On the television pitch, Border rose 7p to 282p; HTV 3p to 349p; Scottish 18p to 594p and Yorkshire-Tyne Tees 21p to 847p.
Even the battered cable companies improved as Videotron, a Canadian group, said it would sell its UK side, which should cut competition.
The FT-SE 100 index, in lacklustre trading, fell 21.4 points to 3,726.1 although the supporting FT-SE 250 index displayed more resilience.
National Grid was a hesitant 197p, off 2.5p, on worries of more share sales with the US owners of regional electricity companies thought to be on the verge of cashing in.
Allied Domecq overcame some of the disappointment over its profit warning as bid and demerger hopes resurfaced. The shares gained 4.5p to 511p.
Frost, the petrol retailer, recovered a further 15p to 138p and MAID, the information group which has been under siege, managed a 9p revival to 162p.
Lloyds Chemists rose 23p to 467p as Gehe, the German group, duly produced its counter offer - at 450p a share. Unichem is expected to come back at around 475p.
Oriel, the insurance broker in bid talks, was firm at 149p; there is talk the offer could emerge near 200p.
Prowting, the builder, was at one time 25p off as it warned on profits. But the suspicion that Beazer, thwarted in its efforts to capture Ideal Homes, could switch its attention to Prowting helped a recovery to 102p, off 11p.
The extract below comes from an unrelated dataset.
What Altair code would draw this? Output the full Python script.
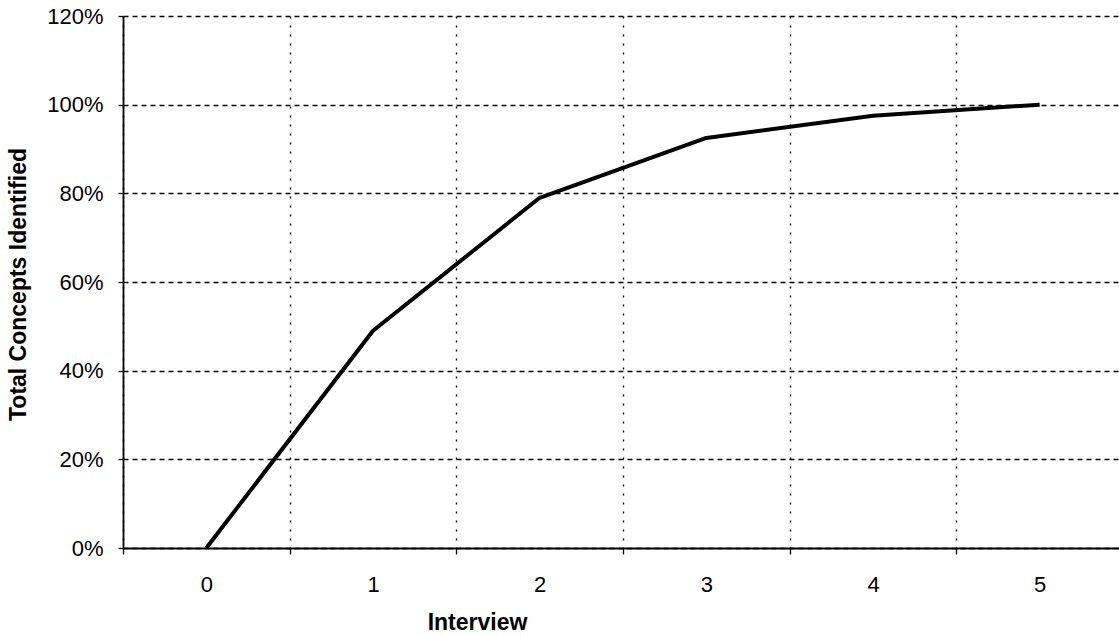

Courtaulds, the chemical group, suffered from Merill Lynch caution, falling 8p to 428p.
Argyll, the Safeway supermarket chain, at one time down 7.5p, rallied to close unchanged at 312p as Mees Pierson, the stockbroker, turned buyer. The group is due to make a trading statement next week and the Mees hunch is it will ease some of the gloom enveloping the supermarket sector.
John Waddington, the packaging group, fell 5p to 197p. Wise Speke, the stockbroker, placed 5.4 million shares at 190p with a clutch of institutions.
Manchester United was busy on hopes of a European League with the shares at one time up 18p. They closed at 221p, a 12p gain.